Which is why Jones's retelling of Fela's life is so refreshing, the way he and co-writer (read: actual co-writer) Jim Lewis portray how the lyrics of this Afrobeat star pull directly from his life, one filled with turmoil and despair--"real life," we can call it. Lesser man would have collapsed. Fela never wavered, even after his mother, Funmilayo (played by Lillias White), is murdered by the Nigerian government, even after many of his Queens were raped and tortured in his home compound, the Kalakuta Republic.

Given the rigorous nature of the performance, for the Broadway run, Fela is played by two men. For the show I attended, it was Kevin Mambo; previously, I watched Sahr Ngaujah. A recent New Yorker article, "Talk This Way," peers in on the career of dialect coach Tim Monich, who has worked with hundreds of actors over the past two decades, teaching them (or as Munich might say, letting them teach themselves) about regional tongues.
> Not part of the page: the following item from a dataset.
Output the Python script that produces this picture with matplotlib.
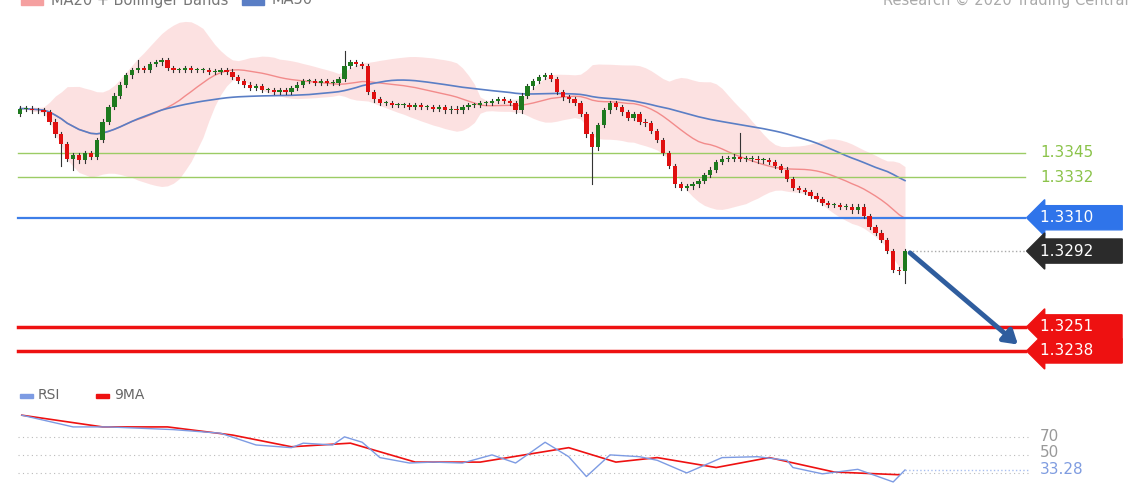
import numpy as np
import pandas as pd
import matplotlib.pyplot as plt
from matplotlib.patches import Rectangle

# closes in pips above 1.3300
close_pips = [69, 69, 68, 68, 67, 62, 55, 50, 42, 44, 41, 45, 43, 52, 62, 70, 76, 82, 87, 90,
              91, 90, 93, 94, 95, 91, 90, 90, 91, 90, 90, 90, 89, 89, 90, 89, 86, 84, 82, 80,
              81, 79, 79, 78, 79, 78, 80, 82, 84, 84, 83, 84, 83, 83, 85, 92, 94, 93, 92, 78,
              74, 72, 72, 71, 71, 71, 70, 71, 70, 70, 69, 70, 68, 69, 68, 70, 71, 71, 72, 72,
              73, 74, 73, 72, 68, 76, 81, 84, 86, 87, 85, 78, 75, 74, 72, 66, 55, 48, 60, 68,
              72, 70, 67, 64, 66, 62, 61, 57, 52, 45, 38, 28, 26, 27, 28, 30, 33, 36, 40, 42,
              42, 43, 42, 42, 42, 41, 41, 40, 38, 36, 31, 26, 25, 24, 22, 20, 18, 17, 17, 16,
              16, 14, 16, 11, 5, 2, -2, -8, -18, -19, -8]
first_open_pips = 66
long_wicks_high = {55: 100, 122: 56, 20: 95}
long_wicks_low = {7: 38, 97: 28, 150: -25, 9: 36}

levels_green = [1.3345, 1.3332]
level_blue = 1.3310
level_last = 1.3292
levels_red = [1.3251, 1.3238]

rsi_idx = [0.3, 9, 15, 26, 34, 40, 46, 48, 53, 55, 58, 61, 66, 70, 75, 80, 84, 89, 93, 96,
           100, 105, 108, 113, 119, 125, 130, 131, 136, 142, 148, 150]
rsi_val = [94, 81, 81, 78, 74, 61, 58, 63, 61, 70, 64, 47, 41, 42, 41, 50, 41, 64, 48, 26,
           50, 48, 44, 30, 47, 48, 44, 36, 29, 34, 20, 33.28]
ma9_idx = [0.3, 14, 25, 36, 46, 56, 67, 78, 93, 101, 108, 118, 127, 138, 149]
ma9_val = [94, 81, 81, 72, 59, 63, 42, 42, 58, 42, 47, 36, 47, 31, 28]

GREEN = "#1e7a1e"
RED = "#e01010"
PX = 5.9  # pixels per candle


def px2x(px):
    return (px - 20) / PX


close = 1.33 + np.array(close_pips) / 10000
opens = np.concatenate([[1.33 + first_open_pips / 10000], close[:-1]])
n = len(close)
s = pd.Series(close)
ma20 = s.rolling(20, min_periods=1).mean()
sd20 = s.rolling(20, min_periods=2).std().bfill()
ma50 = s.rolling(50, min_periods=1).mean()

fig = plt.figure(figsize=(11.4, 5), dpi=100)
ax = fig.add_axes([0, 0.24, 1, 0.76])
ax.set_xlim(px2x(0), px2x(1140))
ax.set_ylim(1.32223, 1.34277)
ax.axis("off")

x = np.arange(n)
ax.fill_between(x, ma20 - 2 * sd20, ma20 + 2 * sd20, color="#fcdada", alpha=0.8, lw=0)
ax.plot(x, ma20, color="#f28b8b", lw=1)
ax.plot(x, ma50, color="#5a7ec5", lw=1.2)

for i in range(n):
    o, c = opens[i], close[i]
    col = GREEN if c >= o else RED
    hi = max(o, c) + 0.00012
    lo = min(o, c) - 0.00012
    if i in long_wicks_high:
        hi = 1.33 + long_wicks_high[i] / 10000
    if i in long_wicks_low:
        lo = 1.33 + long_wicks_low[i] / 10000
    ax.plot([i, i], [lo, hi], color="#333333", lw=0.8, zorder=3)
    h = max(abs(c - o), 0.00005)
    ax.add_patch(Rectangle((i - 0.36, min(o, c)), 0.72, h, color=col, zorder=4, lw=0))

xl, xr = px2x(18), px2x(1025)
for lv in levels_green:
    ax.plot([xl, xr], [lv, lv], color="#9ccc65", lw=1)
    ax.text(px2x(1040), lv, f"{lv:.4f}", color="#8bc34a", fontsize=11, va="center")
ax.plot([xl, xr], [level_blue] * 2, color="#3d7ee8", lw=1.6)
ax.plot([n - 1, xr], [level_last] * 2, color="#aaaaaa", lw=1, ls=":")
for lv in levels_red:
    ax.plot([xl, xr], [lv, lv], color="#ee1111", lw=2.5)

tags = [(level_blue, "#2f74ea"), (level_last, "#2b2b2b")] + [(lv, "#ee1111") for lv in levels_red]
for lv, col in tags:
    ax.text(px2x(1040), lv, f"{lv:.4f}     ", color="white", fontsize=11, va="center",
            bbox=dict(boxstyle="larrow,pad=0.3", fc=col, ec=col))

ax.annotate("", xy=(px2x(1020), 1.32405), xytext=(n - 0.5, level_last),
            arrowprops=dict(arrowstyle="-|>,head_width=0.5,head_length=0.8",
                            color="#2f5d9e", lw=3.5))

# legend row, cut by the top edge as in the original
fig.patches.append(Rectangle((0.018, 0.99), 0.02, 0.02, color="#f5a0a0",
                             transform=fig.transFigure, figure=fig))
fig.text(0.045, 1.0, "MA20 + Bollinger Bands", fontsize=10.5, color="#777777", va="center")
fig.patches.append(Rectangle((0.212, 0.99), 0.02, 0.02, color="#5a7ec5",
                             transform=fig.transFigure, figure=fig))
fig.text(0.238, 1.0, "MA50", fontsize=10.5, color="#777777", va="center")
fig.text(0.99, 1.0, "Research © 2020 Trading Central", fontsize=10.5, color="#aaaaaa",
         va="center", ha="right")

# RSI panel
rx = fig.add_axes([0, 0, 1, 0.24])
rx.set_xlim(px2x(0), px2x(1140))
rx.set_ylim(0, 133)
rx.axis("off")
for lv in [70, 50, 30]:
    rx.plot([xl, px2x(1030)], [lv, lv], color="#bbbbbb", lw=0.8, ls=(0, (1, 3)))
rx.text(px2x(1040), 70, "70", color="#999999", fontsize=11, va="center")
rx.text(px2x(1040), 53, "50", color="#999999", fontsize=11, va="center")
rx.text(px2x(1040), 33.28, "33.28", color="#7f9ce0", fontsize=11, va="center")
rx.plot([150, px2x(1030)], [33.28] * 2, color="#a8bff0", lw=1, ls=":")
rx.plot(ma9_idx, ma9_val, color="#ee1111", lw=1.2)
rx.plot(rsi_idx, rsi_val, color="#7d9be3", lw=1)
rx.add_patch(Rectangle((px2x(20), 113), 2.2, 5, color="#7d9be3"))
rx.text(px2x(38), 116, "RSI", color="#666666", fontsize=10, va="center")
rx.add_patch(Rectangle((px2x(96), 113), 2.2, 5, color="#ee1111"))
rx.text(px2x(114), 116, "9MA", color="#666666", fontsize=10, va="center")

fig.savefig("out.png", dpi=100)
Monich points out how important it is for an actor to learn how to speak local dialects for their career. Mambo wears the role of Fela like a fitted suit; Ngaujah wore it like skin. After the show, you leave thinking of Mambo, "he played the role of Fela very well." My thought after seeing Ngaujah was, "that was Fela." To his credit, Mambo is very new to this role, and I could only imagine he may make the transition from suit to skin over time.
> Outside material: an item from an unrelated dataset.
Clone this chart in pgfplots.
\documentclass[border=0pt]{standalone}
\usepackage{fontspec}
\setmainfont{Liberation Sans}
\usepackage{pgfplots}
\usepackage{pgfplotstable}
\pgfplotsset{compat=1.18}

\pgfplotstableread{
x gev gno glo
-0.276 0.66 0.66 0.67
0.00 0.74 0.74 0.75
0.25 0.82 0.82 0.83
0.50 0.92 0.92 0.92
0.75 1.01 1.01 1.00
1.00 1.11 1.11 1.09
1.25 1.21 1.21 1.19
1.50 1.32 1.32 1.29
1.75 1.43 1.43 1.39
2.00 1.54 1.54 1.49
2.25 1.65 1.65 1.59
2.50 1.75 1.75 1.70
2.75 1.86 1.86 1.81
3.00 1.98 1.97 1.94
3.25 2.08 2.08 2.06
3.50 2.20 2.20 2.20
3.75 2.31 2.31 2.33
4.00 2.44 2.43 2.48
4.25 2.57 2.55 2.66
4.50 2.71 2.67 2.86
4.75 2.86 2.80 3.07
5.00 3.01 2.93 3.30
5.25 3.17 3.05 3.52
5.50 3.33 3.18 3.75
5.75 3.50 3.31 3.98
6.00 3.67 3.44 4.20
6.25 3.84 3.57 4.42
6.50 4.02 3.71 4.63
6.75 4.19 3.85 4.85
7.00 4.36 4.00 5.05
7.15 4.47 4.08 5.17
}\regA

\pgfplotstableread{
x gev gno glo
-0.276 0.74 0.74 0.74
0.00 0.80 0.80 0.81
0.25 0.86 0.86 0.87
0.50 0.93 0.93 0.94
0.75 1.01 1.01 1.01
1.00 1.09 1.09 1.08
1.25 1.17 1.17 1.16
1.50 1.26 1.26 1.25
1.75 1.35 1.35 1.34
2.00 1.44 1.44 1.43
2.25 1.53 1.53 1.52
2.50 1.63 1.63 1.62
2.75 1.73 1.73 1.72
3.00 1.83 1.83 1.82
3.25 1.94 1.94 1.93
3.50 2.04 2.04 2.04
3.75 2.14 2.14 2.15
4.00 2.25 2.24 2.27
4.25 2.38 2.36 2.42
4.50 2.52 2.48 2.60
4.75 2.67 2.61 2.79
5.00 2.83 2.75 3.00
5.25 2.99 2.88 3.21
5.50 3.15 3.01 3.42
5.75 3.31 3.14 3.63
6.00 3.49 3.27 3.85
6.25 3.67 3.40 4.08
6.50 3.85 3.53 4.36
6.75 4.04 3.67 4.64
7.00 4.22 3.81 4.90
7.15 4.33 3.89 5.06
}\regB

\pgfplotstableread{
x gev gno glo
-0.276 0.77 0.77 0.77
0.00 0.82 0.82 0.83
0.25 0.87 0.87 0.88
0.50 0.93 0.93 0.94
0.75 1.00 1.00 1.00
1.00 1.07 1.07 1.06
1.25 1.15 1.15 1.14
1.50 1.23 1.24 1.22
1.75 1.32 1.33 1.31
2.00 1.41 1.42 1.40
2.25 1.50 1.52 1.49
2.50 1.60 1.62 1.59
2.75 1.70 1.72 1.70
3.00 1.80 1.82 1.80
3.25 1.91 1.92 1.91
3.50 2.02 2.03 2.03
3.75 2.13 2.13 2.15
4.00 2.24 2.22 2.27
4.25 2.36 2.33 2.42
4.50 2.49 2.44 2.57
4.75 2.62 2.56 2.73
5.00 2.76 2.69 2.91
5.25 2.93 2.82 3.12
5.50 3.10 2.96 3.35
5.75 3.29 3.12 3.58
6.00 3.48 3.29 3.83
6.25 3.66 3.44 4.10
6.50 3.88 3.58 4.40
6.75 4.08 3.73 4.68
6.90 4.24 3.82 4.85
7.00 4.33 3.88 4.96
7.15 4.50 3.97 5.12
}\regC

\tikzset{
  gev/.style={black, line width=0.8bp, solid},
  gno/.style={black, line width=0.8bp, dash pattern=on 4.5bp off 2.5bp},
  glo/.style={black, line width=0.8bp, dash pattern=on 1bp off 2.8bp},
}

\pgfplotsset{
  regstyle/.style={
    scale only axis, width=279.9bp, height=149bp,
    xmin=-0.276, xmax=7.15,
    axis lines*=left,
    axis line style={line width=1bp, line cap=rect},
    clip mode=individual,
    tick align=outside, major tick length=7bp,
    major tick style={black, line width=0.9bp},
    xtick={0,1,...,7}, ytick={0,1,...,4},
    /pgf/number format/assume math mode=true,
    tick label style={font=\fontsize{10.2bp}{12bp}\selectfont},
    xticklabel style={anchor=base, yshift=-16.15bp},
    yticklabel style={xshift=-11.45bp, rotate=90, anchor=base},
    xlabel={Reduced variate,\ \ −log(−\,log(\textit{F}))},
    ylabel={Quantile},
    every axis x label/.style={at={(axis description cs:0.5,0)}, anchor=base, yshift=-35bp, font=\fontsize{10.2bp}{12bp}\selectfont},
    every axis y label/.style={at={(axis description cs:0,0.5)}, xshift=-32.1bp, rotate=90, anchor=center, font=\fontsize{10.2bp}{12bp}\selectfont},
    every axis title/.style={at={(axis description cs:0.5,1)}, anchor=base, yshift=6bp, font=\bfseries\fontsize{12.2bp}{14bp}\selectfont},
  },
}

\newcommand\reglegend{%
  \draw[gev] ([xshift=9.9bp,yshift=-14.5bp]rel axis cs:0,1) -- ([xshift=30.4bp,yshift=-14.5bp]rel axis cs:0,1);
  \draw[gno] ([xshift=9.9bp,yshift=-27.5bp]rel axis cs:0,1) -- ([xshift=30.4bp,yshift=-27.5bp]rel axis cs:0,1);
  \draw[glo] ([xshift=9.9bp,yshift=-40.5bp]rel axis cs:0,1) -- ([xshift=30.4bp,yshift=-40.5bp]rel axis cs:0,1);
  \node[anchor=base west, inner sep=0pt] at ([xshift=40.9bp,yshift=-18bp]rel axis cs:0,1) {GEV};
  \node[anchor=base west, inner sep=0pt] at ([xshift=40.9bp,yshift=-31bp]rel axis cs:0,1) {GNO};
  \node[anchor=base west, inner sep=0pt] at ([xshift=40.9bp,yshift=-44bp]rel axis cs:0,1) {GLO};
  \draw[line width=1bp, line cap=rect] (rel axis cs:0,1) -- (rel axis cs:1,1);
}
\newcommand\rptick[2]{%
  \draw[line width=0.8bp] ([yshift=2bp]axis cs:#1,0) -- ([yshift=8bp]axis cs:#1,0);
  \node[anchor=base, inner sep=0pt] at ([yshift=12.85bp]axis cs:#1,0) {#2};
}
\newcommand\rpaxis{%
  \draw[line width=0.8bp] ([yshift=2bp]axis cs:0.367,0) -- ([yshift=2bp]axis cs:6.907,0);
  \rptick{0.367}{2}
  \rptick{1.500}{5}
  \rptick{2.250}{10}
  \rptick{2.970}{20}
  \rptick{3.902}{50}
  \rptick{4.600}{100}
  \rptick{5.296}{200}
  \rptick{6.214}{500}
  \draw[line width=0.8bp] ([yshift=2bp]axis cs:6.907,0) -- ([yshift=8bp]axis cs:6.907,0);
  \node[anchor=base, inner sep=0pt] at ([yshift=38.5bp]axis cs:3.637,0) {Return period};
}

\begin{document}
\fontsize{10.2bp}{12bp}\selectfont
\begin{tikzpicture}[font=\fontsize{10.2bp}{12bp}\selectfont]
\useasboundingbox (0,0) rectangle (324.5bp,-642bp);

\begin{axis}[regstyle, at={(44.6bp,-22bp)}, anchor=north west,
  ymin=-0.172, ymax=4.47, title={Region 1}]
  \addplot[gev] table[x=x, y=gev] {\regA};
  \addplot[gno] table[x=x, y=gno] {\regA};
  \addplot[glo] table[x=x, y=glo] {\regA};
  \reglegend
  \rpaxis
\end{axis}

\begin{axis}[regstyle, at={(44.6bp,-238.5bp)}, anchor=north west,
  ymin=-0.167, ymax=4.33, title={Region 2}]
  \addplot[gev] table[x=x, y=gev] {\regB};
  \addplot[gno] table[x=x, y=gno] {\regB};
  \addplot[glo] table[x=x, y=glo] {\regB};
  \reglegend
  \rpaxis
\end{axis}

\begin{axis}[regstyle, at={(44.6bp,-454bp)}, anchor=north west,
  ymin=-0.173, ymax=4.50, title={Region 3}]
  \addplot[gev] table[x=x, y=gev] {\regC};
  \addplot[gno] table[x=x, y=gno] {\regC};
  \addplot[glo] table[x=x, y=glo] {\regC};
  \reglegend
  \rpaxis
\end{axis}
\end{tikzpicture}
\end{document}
Returning home from Broadway, I watched Music is the Weapon, the 1982 documentary shot in the Kalakuta Republic. Jones captured the imagery from the time brilliantly. Being a staged production, his dancers blew away anything you'd see in Lagos thirty years ago. His dancers glistened, each muscularly defined and rhythmically astute, making it a visual feast as much as oral narrative. The two main female singers--White playing Fela's mother, who struck the theater silent with her rendition of "Trouble Sleep Yanga Wake Am" as well as a new song, "Rain," and Sandra (Saycon Sengbloh) countering Fela on "Water No Get Enemy"--were endearing and intimate, and Ismael Kouyate's treatment of traditional African melodies was heartbreaking. As with the original, the Brooklyn-based band Antibalas (well, mostly Antibalas; some musicians were added), who most would argue single-handedly started the resurgence of Fela's music in America, played the music live. Top moments: "Zombie," "Water No Get Enemy," Trouble Sleep Yanga Wake Am," "Sorrow Tears and Blood," and "Coffin For Head of State."
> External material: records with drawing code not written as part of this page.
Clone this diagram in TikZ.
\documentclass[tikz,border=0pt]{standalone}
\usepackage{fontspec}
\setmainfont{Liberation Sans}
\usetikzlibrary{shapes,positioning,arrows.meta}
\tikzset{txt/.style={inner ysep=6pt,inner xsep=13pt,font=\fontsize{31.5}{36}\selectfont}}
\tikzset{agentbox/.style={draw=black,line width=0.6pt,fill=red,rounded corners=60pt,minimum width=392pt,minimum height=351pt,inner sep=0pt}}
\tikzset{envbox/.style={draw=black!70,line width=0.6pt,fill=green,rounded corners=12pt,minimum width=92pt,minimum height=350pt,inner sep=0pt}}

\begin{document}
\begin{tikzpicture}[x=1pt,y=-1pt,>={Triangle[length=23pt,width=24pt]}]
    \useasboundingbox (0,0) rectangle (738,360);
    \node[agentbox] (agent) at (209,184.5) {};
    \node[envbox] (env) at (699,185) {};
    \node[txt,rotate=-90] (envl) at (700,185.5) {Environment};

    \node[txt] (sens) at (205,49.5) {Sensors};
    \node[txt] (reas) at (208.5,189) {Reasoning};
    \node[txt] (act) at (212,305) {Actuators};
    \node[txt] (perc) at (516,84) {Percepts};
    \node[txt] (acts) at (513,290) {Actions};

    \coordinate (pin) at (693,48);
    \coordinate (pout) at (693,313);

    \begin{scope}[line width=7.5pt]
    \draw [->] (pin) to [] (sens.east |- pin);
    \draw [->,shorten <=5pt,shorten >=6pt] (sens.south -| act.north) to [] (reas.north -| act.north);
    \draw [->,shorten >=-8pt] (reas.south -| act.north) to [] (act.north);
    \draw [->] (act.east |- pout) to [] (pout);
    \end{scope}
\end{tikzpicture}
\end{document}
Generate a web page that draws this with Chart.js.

That said, the only disappointments in the transition off and onto Broadway involved the toning down of certain political issues, and the atmosphere that created these issues. The show was made more palatable for Broadway audiences, which inevitably includes Midwesterners that happened to pick up a brochure in Times Square. Fela married 27 Queens (his dancers and many loves) in one ceremony. The off-Broadway production was true to that; this one counted only nine, and briefly glossed the fact. The invasion of the Republic was toned down, as was the psychedelic scene when Fela communes with the Orishas. As a friend, a man much more knowledgeable of theater than myself (and with a much better memory), commented, the dancing was "less modern" and more "neo-African." Recalling the fact, I whole-heartedly agree, not that this is necessarily a bad thing. Just a little less imaginative. Given that the show is still in previews, things could change before the actual opening date.

The biggest problem with such a toning down is that it takes the audience out of the real and into fantasy. The imagination is already largely at play with the production's spectacular lighting effects and theatrical performance. It also removes us in time and space. True, there are moments that ground us in modern day America: the notion of the black president; one of the many coffins decorating the stage written out to "Sean Bell"; AIG being included with WTO and IMF and other organizations accountable for the Nigerian code for fraud, 419. A few months ago, however, the Shrine in Lagos was shut down yet again by the government, thanks to Fela's son, Femi, speaking out against poverty and the lack of assistance in the very space his father made his pulpit until his death of AIDS in 1997. Sometimes hinting at problems is not the same as actually addressing them. Jones did a wonderful job at knocking the audience out off-Broadway. Here, he jabs hard, without the right hook. Again, the fact that he's able to do so on Broadway makes the experience worthwhile for everyone, if nothing more than to expose a new audience to one of the most important musicians of the twentieth century.